Es liegt ein entsprechender Fall vor. Zuständigkeits- und anspruchsbegründende Tatsachen fallen teilweise zusammen. Die Klage kann nur Erfolg haben, wenn die Schuldnerin nach den Grundsätzen der Konzernhaftung haftet und damit Rechtsnachfolgerin im Sinne von § 3 ArbGG ist. Stellt sich hingegen heraus, daß sie nicht haftet, fehlt es nicht nur an der Rechtsnachfolge im Sinne von § 3 ArbGG; es steht vielmehr zugleich fest, daß der Kläger die Schuldnerin, den Beklagten, nicht in Anspruch nehmen kann. Eine Verweisung des Rechtsstreits wäre sinnlos. Die bloße Rechtsbehauptung des Klägers, es liege eine Rechtsnachfolge im Sinne von § 3 ArbGG vor, genügt mithin, um die Zuständigkeit zu begründen (so auch ErfK/Schaub ArbGG § 3 Rn. 2; Grunsky ArbGG 7. Aufl. § 3 Rn. 7; GK-ArbGG/Wenzel § 3 Rn. 47; aA Germelmann/Matthes/Prütting ArbGG 3. Aufl. § 3 Rn. 4).

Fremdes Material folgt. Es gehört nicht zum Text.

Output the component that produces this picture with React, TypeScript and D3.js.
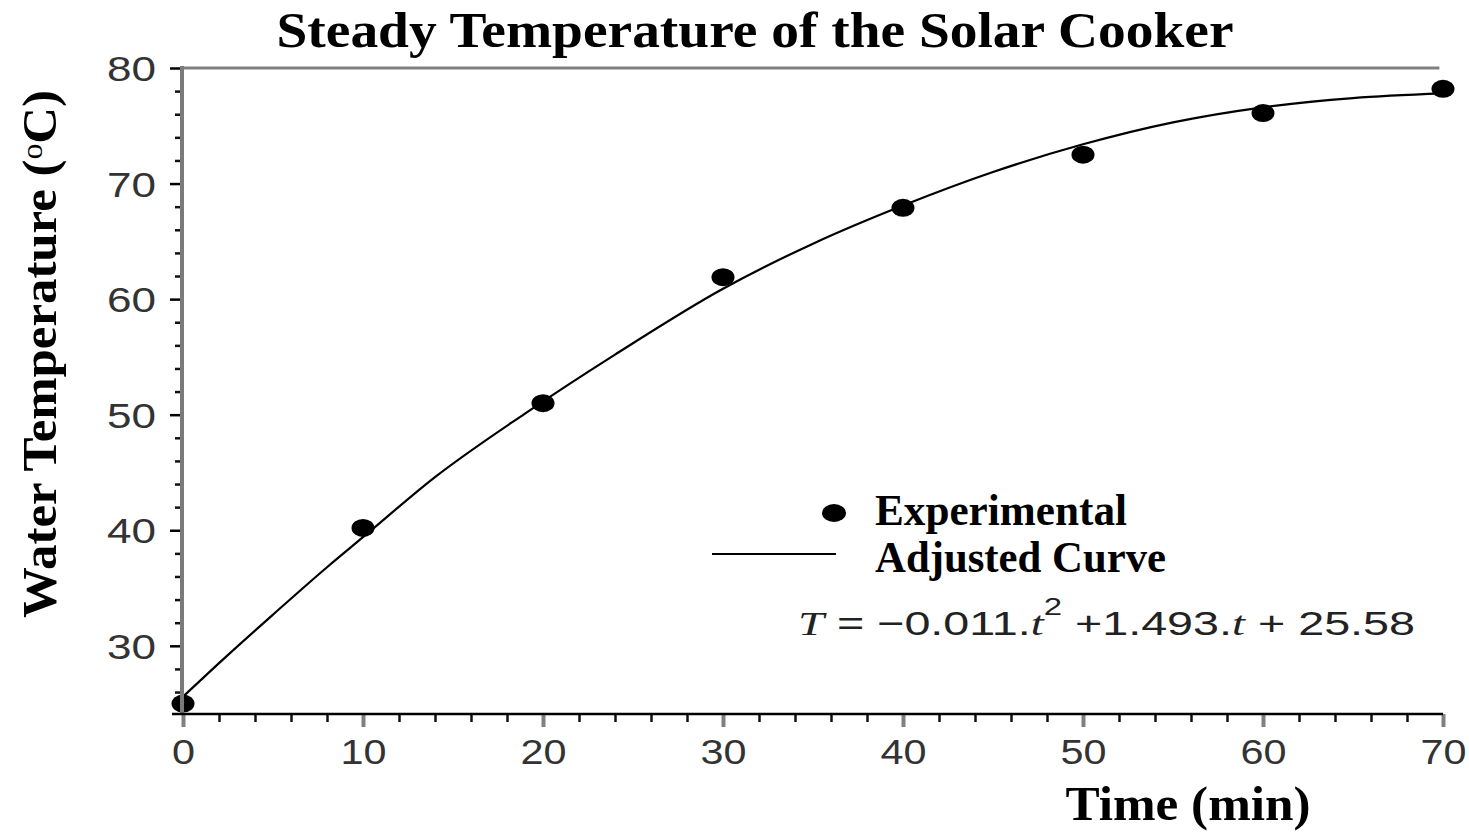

III. Der Wert des Beschwerdegegenstandes wird auf 5.000,00 DM festgesetzt. Für die Bestimmung des Wertes der Hauptsache kann nicht vom Gesamtbetrag der Forderungen des Klägers ausgegangen werden. Vielmehr ergibt sich auf der Grundlage von § 3 ZPO, daß insoweit lediglich ein Wert zu schätzen ist, der dem auf die Forderung zu erwartenden Betrag entspricht, vgl. auch § 148 KO sowie § 182 InsO. Dieser für das Hauptsacheverfahren maßgebliche Wert ist im Rechtswegbestimmungsverfahren auf 1/3 zu mindern.